The theory is simple. Athletes can regulate body temperature better than unfit people due to the fact that they exercise so much.

So could exercise help women suffering hot flushes and night sweats – which are due to an inability to control body temperature – reset their internal ­thermostat?

Could this prevent them breaking out in a sweat at normal temperatures and spending nights soaked in sweat?

To test this theory, researchers at Liverpool’s John Moores University put women through their paces.


They decided to look at the effects of strenuous workouts in 21 menopausal women who didn’t currently exercise but were having hot flushes.

According to diaries each woman kept for a week, some were having 100 or more hot flushes per week at the outset.

The team measured each woman’s general health, fitness and blood flow to the brain (which affects heat responses).

To test their ability to respond to heat stress researchers fitted the women with suits that could be filled with water.

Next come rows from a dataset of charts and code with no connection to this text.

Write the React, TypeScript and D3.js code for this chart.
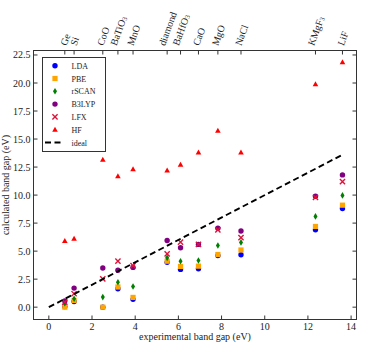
import * as d3 from 'd3';
import React, { useEffect, useRef } from 'react';

// materials and their experimental band gaps (eV)
const materials = ['Ge', 'Si', 'CoO', 'BaTiO|3', 'MnO', 'diamond', 'BaHfO|3', 'CaO', 'MgO', 'NaCl', 'KMgF|3', 'LiF'];
const expGap = [0.74, 1.17, 2.5, 3.2, 3.9, 5.48, 6.1, 6.93, 7.83, 8.9, 12.35, 13.6];

// calculated band gaps per method
const lda = [0.05, 0.5, 0.0, 1.65, 0.7, 4.0, 3.37, 3.43, 4.6, 4.68, 6.9, 8.8];
const pbe = [0.0, 0.6, 0.0, 1.8, 0.87, 4.1, 3.63, 3.66, 4.7, 5.1, 7.2, 9.1];
const rscan = [0.35, 0.75, 0.9, 2.23, 1.85, 4.4, 4.1, 4.17, 5.5, 5.78, 8.1, 9.97];
const b3lyp = [0.55, 1.7, 3.5, 3.3, 3.55, 5.95, 5.3, 5.6, 7.05, 6.8, 9.9, 11.8];
const lfx = [0.45, 1.2, 2.53, 4.1, 3.7, 4.76, 5.8, 5.6, 6.9, 6.2, 9.8, 11.2];
const hf = [5.9, 6.1, 13.15, 11.67, 12.3, 12.2, 12.7, 13.8, 15.75, 13.8, 19.9, 21.85];

const xTicks = [0, 2, 4, 6, 8, 10, 12, 14];
const yTicks = [0, 2.5, 5, 7.5, 10, 12.5, 15, 17.5, 20, 22.5];

const series = [
    { name: 'LDA', values: lda, shape: 'circle', color: '#0000ff' },
    { name: 'PBE', values: pbe, shape: 'square', color: '#ffa500' },
    { name: 'rSCAN', values: rscan, shape: 'thin_diamond', color: '#008000' },
    { name: 'B3LYP', values: b3lyp, shape: 'circle', color: '#800080' },
    { name: 'LFX', values: lfx, shape: 'x', color: '#dc143c' },
    { name: 'HF', values: hf, shape: 'triangle', color: '#ff0000' },
];

const FONT = '"Liberation Serif", "DejaVu Serif", serif';

export default function App() {
    const svgRef = useRef<SVGSVGElement>(null);

    useEffect(() => {
        if (!svgRef.current) return;
        const svg = d3.select(svgRef.current);
        svg.selectAll('*').remove();

        const width = 366, height = 351;
        const left = 33.5, right = 356.5, top = 50.5, bottom = 319.5;

        const x = d3.scaleLinear().domain([-0.71, 14.25]).range([left, right]);
        const y = d3.scaleLinear().domain([-1.1, 22.9]).range([bottom, top]);

        svg.attr('width', width).attr('height', height).attr('viewBox', [0, 0, width, height]);

        const axisColor = '#333';
        const tickLen = 4;

        // ideal line
        const ideal = d3.line<number>().x(d => x(d)).y(d => y(d));

        function drawMarker(g: any, shape: string, color: string, cx: number, cy: number) {
            if (shape === 'circle') {
                g.append('circle').attr('cx', cx).attr('cy', cy).attr('r', 2.7).attr('fill', color);
            } else if (shape === 'square') {
                g.append('rect').attr('x', cx - 2.6).attr('y', cy - 2.6).attr('width', 5.2).attr('height', 5.2).attr('fill', color);
            } else if (shape === 'thin_diamond') {
                g.append('path').attr('d', `M${cx},${cy - 3.3}L${cx + 2},${cy}L${cx},${cy + 3.3}L${cx - 2},${cy}Z`).attr('fill', color);
            } else if (shape === 'triangle') {
                g.append('path').attr('d', `M${cx},${cy - 3}L${cx + 2.8},${cy + 2}L${cx - 2.8},${cy + 2}Z`).attr('fill', color);
            } else if (shape === 'x') {
                g.append('path').attr('d', `M${cx - 2.6},${cy - 2.6}L${cx + 2.6},${cy + 2.6}M${cx - 2.6},${cy + 2.6}L${cx + 2.6},${cy - 2.6}`)
                    .attr('stroke', color).attr('stroke-width', 1.4).attr('fill', 'none');
            }
        }

        // scatter points
        const pts = svg.append('g');
        series.forEach(s => {
            s.values.forEach((v, i) => drawMarker(pts, s.shape, s.color, x(expGap[i]), y(v)));
        });

        svg.append('path')
            .attr('d', ideal([0, expGap[expGap.length - 1]]))
            .attr('stroke', '#000').attr('stroke-width', 1.9).attr('fill', 'none')
            .attr('stroke-dasharray', '6,3.5');

        // frame
        svg.append('rect').attr('x', left).attr('y', top).attr('width', right - left).attr('height', bottom - top)
            .attr('fill', 'none').attr('stroke', axisColor).attr('stroke-width', 1);

        const ticks = svg.append('g').attr('stroke', axisColor).attr('stroke-width', 1);
        xTicks.forEach(t => {
            ticks.append('line').attr('x1', x(t)).attr('x2', x(t)).attr('y1', bottom).attr('y2', bottom - tickLen);
        });
        yTicks.forEach(t => {
            ticks.append('line').attr('x1', left).attr('x2', left + tickLen).attr('y1', y(t)).attr('y2', y(t));
            ticks.append('line').attr('x1', right).attr('x2', right - tickLen).attr('y1', y(t)).attr('y2', y(t));
        });
        expGap.forEach(t => {
            ticks.append('line').attr('x1', x(t)).attr('x2', x(t)).attr('y1', top).attr('y2', top + tickLen);
        });

        const labels = svg.append('g').attr('font-family', FONT).attr('fill', '#222').attr('font-size', 10);
        xTicks.forEach(t => {
            labels.append('text').attr('x', x(t)).attr('y', 329.5).attr('text-anchor', 'middle').text(String(t));
        });
        yTicks.forEach(t => {
            labels.append('text').attr('x', 30.5).attr('y', y(t) + 3.5).attr('text-anchor', 'end').text(t.toFixed(1));
        });

        labels.append('text').attr('x', (left + right) / 2).attr('y', 340).attr('text-anchor', 'middle')
            .text('experimental band gap (eV)');
        labels.append('text').attr('transform', `translate(8.5,${(top + bottom) / 2}) rotate(-90)`)
            .attr('text-anchor', 'middle').text('calculated band gap (eV)');

        // top material labels, rotated 70 degrees, bbox centred on tick
        const ang = 70 * Math.PI / 180;
        materials.forEach((m, i) => {
            const [main, sub] = m.split('|');
            const t = labels.append('text').attr('dominant-baseline', 'central');
            t.append('tspan').text(main);
            if (sub) t.append('tspan').attr('font-size', 7).attr('dy', 2.5).text(sub);
            const w = (t.node() as SVGTextElement).getComputedTextLength();
            const h = 9;
            const ax = x(expGap[i]) - (w * Math.cos(ang)) / 2;
            const ay = 46.5 - (h / 2) * Math.cos(ang);
            t.attr('transform', `translate(${ax},${ay}) rotate(-70)`);
        });

        // legend
        const leg = svg.append('g').attr('font-family', FONT).attr('font-size', 8).attr('fill', '#222');
        leg.append('rect').attr('x', 42.5).attr('y', 57.5).attr('width', 63).attr('height', 94)
            .attr('fill', '#fff').attr('stroke', axisColor).attr('stroke-width', 1);
        series.forEach((s, i) => {
            const ly = 65.7 + i * 12.8;
            drawMarker(leg, s.shape, s.color, 55, ly);
            leg.append('text').attr('x', 71.5).attr('y', ly + 3).text(s.name);
        });
        const ly = 65.7 + 6 * 12.8;
        leg.append('line').attr('x1', 45).attr('x2', 64).attr('y1', ly).attr('y2', ly)
            .attr('stroke', '#000').attr('stroke-width', 1.9).attr('stroke-dasharray', '6,3.5');
        leg.append('text').attr('x', 71.5).attr('y', ly + 3).text('ideal');
    }, []);

    return (
        <svg ref={svgRef} style={{ position: 'absolute', top: 0, left: 0, background: '#fff' }}></svg>
    );
}
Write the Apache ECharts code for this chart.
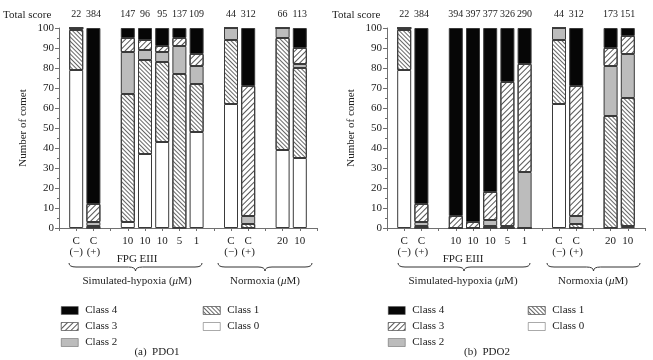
<!DOCTYPE html>
<html>
<head>
<meta charset="utf-8">
<script src="https://cdn.jsdelivr.net/npm/echarts@6/dist/echarts.min.js"></script>
<style>
  html, body { margin: 0; padding: 0; background: #fff; }
  #chart { width: 653px; height: 360px; }
</style>
</head>
<body>
<div id="chart"></div>
<script>
// bar labels (one per bar) and where the empty slots go
const labels = ['C\n(−)', 'C\n(+)', '10', '10', '10', '5', '1', 'C\n(−)', 'C\n(+)', '20', '10']
const gapAfter = [1, 6, 8] // blank slot after these bar indexes

// total score above each bar
const totalPDO1 = ['22', '384', '147', '96', '95', '137', '109', '44', '312', '66', '113']
const totalPDO2 = ['22', '384', '394', '397', '377', '326', '290', '44', '312', '173', '151']

// percentage per class, PDO1
const p1Class0 = [79, 0, 3, 37, 43, 0, 48, 62, 0, 39, 35]
const p1Class1 = [20, 1, 64, 47, 40, 77, 24, 32, 2, 56, 45]
const p1Class2 = [1, 2, 21, 5, 5, 14, 9, 6, 4, 5, 2]
const p1Class3 = [0, 9, 7, 5, 3, 4, 6, 0, 65, 0, 8]
const p1Class4 = [0, 88, 5, 6, 9, 5, 13, 0, 29, 0, 10]

// percentage per class, PDO2
const p2Class0 = [79, 0, 0, 0, 0, 0, 0, 62, 0, 0, 1]
const p2Class1 = [20, 1, 0, 0, 1, 0, 0, 32, 2, 56, 64]
const p2Class2 = [1, 2, 0, 0, 3, 1, 28, 6, 4, 25, 22]
const p2Class3 = [0, 9, 6, 3, 14, 72, 54, 0, 65, 9, 9]
const p2Class4 = [0, 88, 94, 97, 82, 27, 18, 0, 29, 10, 4]

const yTicks = { min: 0, max: 100, interval: 10 }

const FONT = 'Liberation Serif'
const AXIS = '#707070'
const EDGE = '#3a3a3a'

// spread bar values over the slots (blank slot at start, between groups, at end)
function toSlots(arr, blank) {
  const out = [blank]
  arr.forEach((v, i) => {
    out.push(v)
    if (gapAfter.indexOf(i) > -1) out.push(blank)
  })
  out.push(blank)
  return out
}

const classStyle = {
  'Class 0': { color: '#fff' },
  'Class 1': {
    color: '#fff',
    decal: { symbol: 'rect', symbolSize: 1, color: '#666', dashArrayX: [1, 0], dashArrayY: [1, 2], rotation: Math.PI / 4 }
  },
  'Class 2': { color: '#bcbcbc' },
  'Class 3': {
    color: '#fff',
    decal: { symbol: 'rect', symbolSize: 1, color: '#555', dashArrayX: [1, 0], dashArrayY: [1, 3], rotation: -Math.PI / 4 }
  },
  'Class 4': { color: '#060606' }
}

function makeSeries(classes, idx) {
  const names = ['Class 0', 'Class 1', 'Class 2', 'Class 3', 'Class 4']
  return classes.map((arr, i) => ({
    name: names[i],
    type: 'bar',
    stack: 'g' + idx,
    xAxisIndex: idx * 2,
    yAxisIndex: idx,
    barWidth: 14,
    data: toSlots(arr, '-'),
    itemStyle: { ...classStyle[names[i]], borderColor: EDGE, borderWidth: 1 },
    emphasis: { disabled: true }
  }))
}

function bottomAxis(grid) {
  return {
    type: 'category',
    gridIndex: grid,
    boundaryGap: false,
    data: toSlots(labels, ''),
    axisLine: { lineStyle: { color: AXIS } },
    axisTick: { show: true, length: 3, interval: 0, lineStyle: { color: AXIS } },
    axisLabel: { interval: 0, margin: 8, color: '#222', fontFamily: FONT, fontSize: 11, lineHeight: 11 }
  }
}

function topAxis(grid, totals) {
  return {
    type: 'category',
    gridIndex: grid,
    position: 'top',
    boundaryGap: false,
    data: toSlots(totals, ''),
    axisLine: { show: false },
    axisTick: { show: false },
    axisLabel: { interval: 0, margin: 9, color: '#222', fontFamily: FONT, fontSize: 10, hideOverlap: false }
  }
}

function leftAxis(grid) {
  return {
    type: 'value',
    gridIndex: grid,
    ...yTicks,
    name: 'Number of comet',
    nameLocation: 'middle',
    nameGap: 30,
    nameTextStyle: { color: '#222', fontFamily: FONT, fontSize: 11 },
    axisLine: { show: true, lineStyle: { color: AXIS } },
    axisTick: { show: true, length: 4, lineStyle: { color: AXIS } },
    minorTick: { show: true, splitNumber: 2, length: 2, lineStyle: { color: AXIS } },
    splitLine: { show: false },
    axisLabel: { margin: 5, color: '#222', fontFamily: FONT, fontSize: 11 }
  }
}

// curly brace under a group, drawn as curves
function brace(x1, x2, y) {
  const xm = (x1 + x2) / 2
  const s = { stroke: '#333', lineWidth: 1, fill: null }
  return [
    { type: 'bezierCurve', shape: { x1: x1, y1: y, cpx1: x1, cpy1: y + 4, x2: x1 + 7, y2: y + 4 }, style: s },
    { type: 'line', shape: { x1: x1 + 7, y1: y + 4, x2: xm - 7, y2: y + 4 }, style: s },
    { type: 'bezierCurve', shape: { x1: xm - 7, y1: y + 4, cpx1: xm, cpy1: y + 4, x2: xm, y2: y + 8 }, style: s },
    { type: 'bezierCurve', shape: { x1: xm, y1: y + 8, cpx1: xm, cpy1: y + 4, x2: xm + 7, y2: y + 4 }, style: s },
    { type: 'line', shape: { x1: xm + 7, y1: y + 4, x2: x2 - 7, y2: y + 4 }, style: s },
    { type: 'bezierCurve', shape: { x1: x2 - 7, y1: y + 4, cpx1: x2, cpy1: y + 4, x2: x2, y2: y }, style: s }
  ]
}

function txt(text, x, y, align, rich) {
  return {
    type: 'text',
    x: x,
    y: y,
    style: {
      text: text,
      align: align || 'center',
      verticalAlign: 'middle',
      fill: '#222',
      font: '11px "' + FONT + '"',
      rich: rich
    }
  }
}

const muRich = { it: { fontStyle: 'italic', fontFamily: FONT, fontSize: 11, fill: '#222' } }

function legend(names, left) {
  return {
    data: names,
    orient: 'vertical',
    left: left,
    top: 300,
    itemWidth: 17,
    itemHeight: 8,
    itemGap: 5,
    selectedMode: false,
    icon: 'rect',
    itemStyle: { borderWidth: 0.5, borderColor: '#555' },
    textStyle: { color: '#222', fontFamily: FONT, fontSize: 11, padding: [0, 0, 0, 2] }
  }
}

const myChart = echarts.init(document.getElementById('chart'))
myChart.setOption({
  animation: false,
  grid: [
    { left: 59, top: 28, width: 258, height: 200 },
    { left: 387, top: 28, width: 258, height: 200 }
  ],
  xAxis: [bottomAxis(0), topAxis(0, totalPDO1), bottomAxis(1), topAxis(1, totalPDO2)],
  yAxis: [leftAxis(0), leftAxis(1)],
  legend: [
    legend(['Class 4', 'Class 3', 'Class 2'], 56),
    legend(['Class 1', 'Class 0'], 198),
    legend(['Class 4', 'Class 3', 'Class 2'], 383),
    legend(['Class 1', 'Class 0'], 523)
  ],
  graphic: [
    txt('Total score', 3, 15, 'left'),
    txt('Total score', 332, 15, 'left'),
    txt('FPG EIII', 137, 259),
    txt('FPG EIII', 463, 259),
    ...brace(69, 202, 263),
    ...brace(218, 312, 263),
    ...brace(398, 530, 263),
    ...brace(547, 640, 263),
    txt('Simulated-hypoxia ({it|μ}M)', 137, 281, 'center', muRich),
    txt('Normoxia ({it|μ}M)', 265, 281, 'center', muRich),
    txt('Simulated-hypoxia ({it|μ}M)', 463, 281, 'center', muRich),
    txt('Normoxia ({it|μ}M)', 593, 281, 'center', muRich),
    txt('(a)  PDO1', 157, 352),
    txt('(b)  PDO2', 487, 352)
  ],
  series: [
    ...makeSeries([p1Class0, p1Class1, p1Class2, p1Class3, p1Class4], 0),
    ...makeSeries([p2Class0, p2Class1, p2Class2, p2Class3, p2Class4], 1)
  ]
})
</script>
</body>
</html>
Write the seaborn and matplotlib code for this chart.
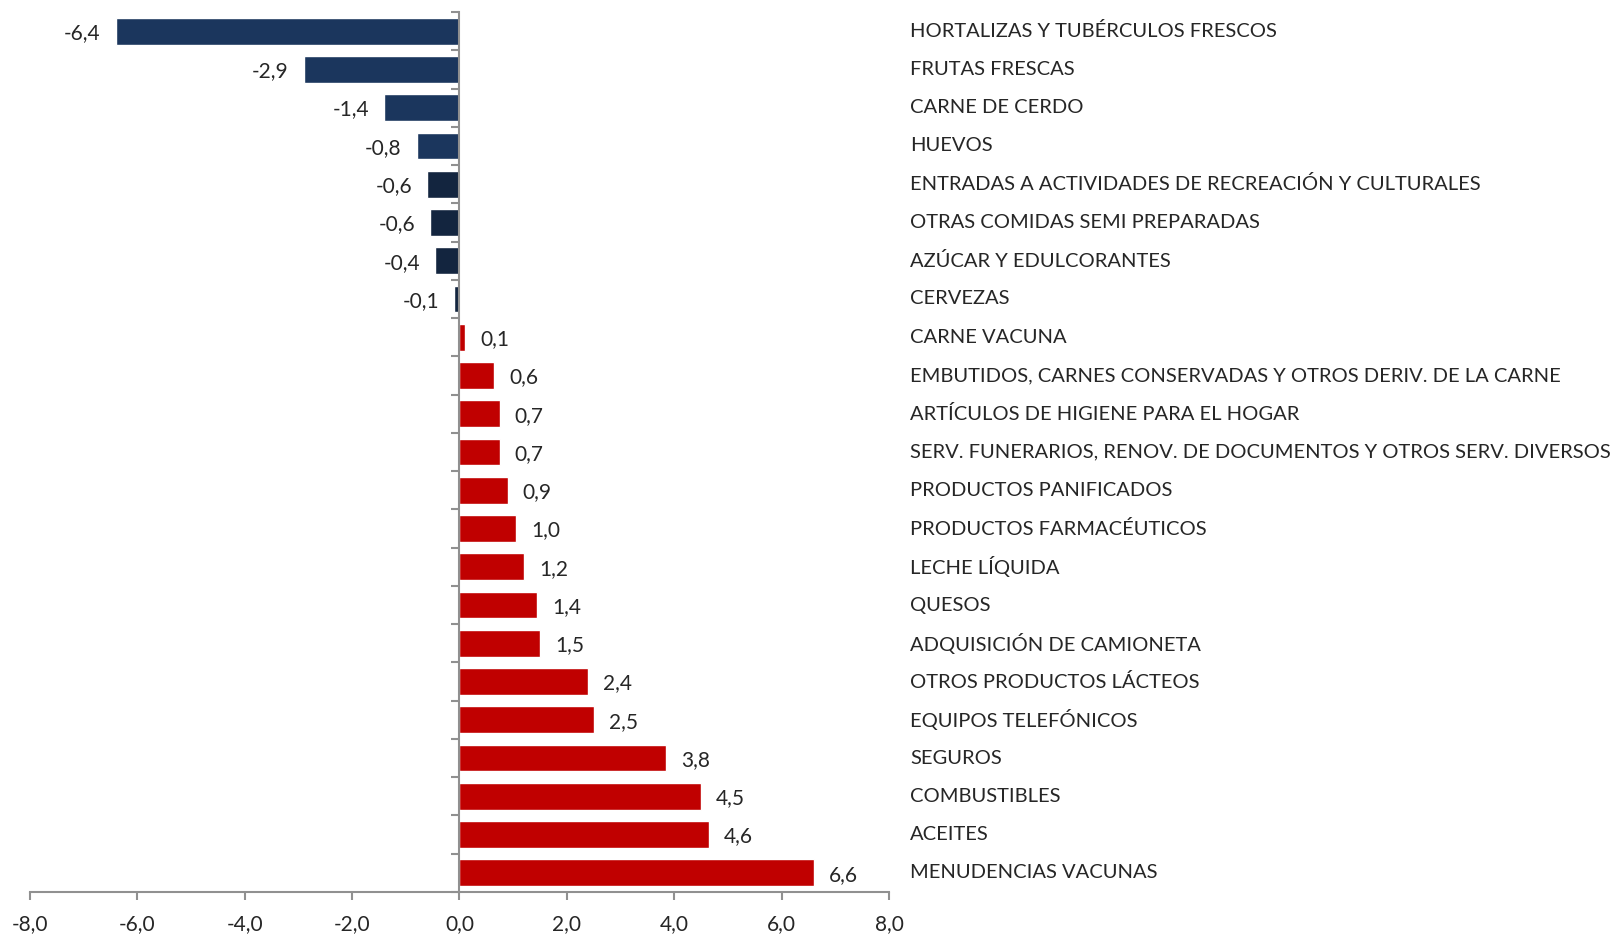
import seaborn as sns
import pandas as pd
import matplotlib.pyplot as plt
import matplotlib.transforms as mtransforms
import numpy as np

categories = [
    "HORTALIZAS Y TUBÉRCULOS FRESCOS",
    "FRUTAS FRESCAS",
    "CARNE DE CERDO",
    "HUEVOS",
    "ENTRADAS A ACTIVIDADES DE RECREACIÓN Y CULTURALES",
    "OTRAS COMIDAS SEMI PREPARADAS",
    "AZÚCAR Y EDULCORANTES",
    "CERVEZAS",
    "CARNE VACUNA",
    "EMBUTIDOS, CARNES CONSERVADAS Y OTROS DERIV. DE LA CARNE",
    "ARTÍCULOS DE HIGIENE PARA EL HOGAR",
    "SERV. FUNERARIOS, RENOV. DE DOCUMENTOS Y OTROS SERV. DIVERSOS",
    "PRODUCTOS PANIFICADOS",
    "PRODUCTOS FARMACÉUTICOS",
    "LECHE LÍQUIDA",
    "QUESOS",
    "ADQUISICIÓN DE CAMIONETA",
    "OTROS PRODUCTOS LÁCTEOS",
    "EQUIPOS TELEFÓNICOS",
    "SEGUROS",
    "COMBUSTIBLES",
    "ACEITES",
    "MENUDENCIAS VACUNAS",
]
values = [-6.4, -2.9, -1.4, -0.8, -0.6, -0.55, -0.45, -0.1, 0.1, 0.65, 0.75,
          0.75, 0.9, 1.05, 1.2, 1.45, 1.5, 2.4, 2.5, 3.85, 4.5, 4.65, 6.6]
labels = ["-6,4", "-2,9", "-1,4", "-0,8", "-0,6", "-0,6", "-0,4", "-0,1",
          "0,1", "0,6", "0,7", "0,7", "0,9", "1,0", "1,2", "1,4", "1,5",
          "2,4", "2,5", "3,8", "4,5", "4,6", "6,6"]
bar_colors = ["#1B365D"] * 4 + ["#13253F"] * 4 + ["#C00000"] * 15

df = pd.DataFrame({"cat": categories, "val": values})

sns.set_style("white")
plt.rcParams['font.family'] = ['Lato', 'DejaVu Sans']

fig = plt.figure(figsize=(16.15, 9.35), dpi=100)
ax = fig.add_axes([30 / 1615, 43 / 935, 859 / 1615, 880 / 935])

sns.barplot(data=df, x="val", y="cat", hue="cat", palette=bar_colors,
            legend=False, width=0.7, ax=ax, orient="h", saturation=1)

ax.set_xlim(-8, 8)
ax.set_ylim(len(categories) - 0.5, -0.5)
ax.set_xticks(np.arange(-8, 9, 2))
ax.set_xticklabels([f"{t:.1f}".replace(".", ",") for t in np.arange(-8, 9, 2)],
                   fontsize=15)
ax.set_yticks(np.arange(-0.5, len(categories), 1))
ax.set_yticklabels([])
ax.set_xlabel("")
ax.set_ylabel("")

for s in ["top", "right"]:
    ax.spines[s].set_visible(False)
ax.spines["left"].set_position(("data", 0))
ax.spines["left"].set_color("#909090")
ax.spines["bottom"].set_color("#909090")
ax.spines["left"].set_linewidth(1.5)
ax.spines["bottom"].set_linewidth(1.5)
ax.tick_params(axis="x", direction="out", length=6, color="#909090",
               width=1.5, bottom=True, pad=10)
ax.tick_params(axis="y", direction="out", length=6, color="#909090",
               width=1.5, left=True)

for i, (v, lab) in enumerate(zip(values, labels)):
    if v < 0:
        ax.text(v - 0.28, i + 0.05, lab, ha="right", va="center", fontsize=15)
    else:
        ax.text(v + 0.28, i + 0.05, lab, ha="left", va="center", fontsize=15)

trans = mtransforms.blended_transform_factory(ax.transAxes, ax.transData)
for i, c in enumerate(categories):
    ax.text(1.0245, i, c, transform=trans, ha="left", va="center",
            fontsize=14.5, clip_on=False)

fig.savefig("out.png", dpi=100)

By raising the temperature of the water the scientists could induce hot flushes and track each woman’s ability to deal with heat stress.

Fourteen of the women then began on a gradually increasing strenuous exercise programme, while seven, who served as controls, did not.

By the end of four months the women were jogging or pedalling four or five times a week for 45 minutes at a pace that definitely caused them to pant and sweat. The women also kept diaries of their hot flushes and night sweats.

The results were very encouraging. During a hot flush induced by the hot suit, the women perspired less and their skin temperature increased less than the control group. Their hot flushes were also less intense.

But the best bit was they endured far fewer hot flushes – they declined by more than 60%.

Helen Jones, a professor of exercise science at Liverpool, said: ­“Improvements in fitness with a regular exercise programme will have potential benefits on hot flushes.”

And no medication!

So, it’s a good idea for any woman suffering hot flushes to get on her bike.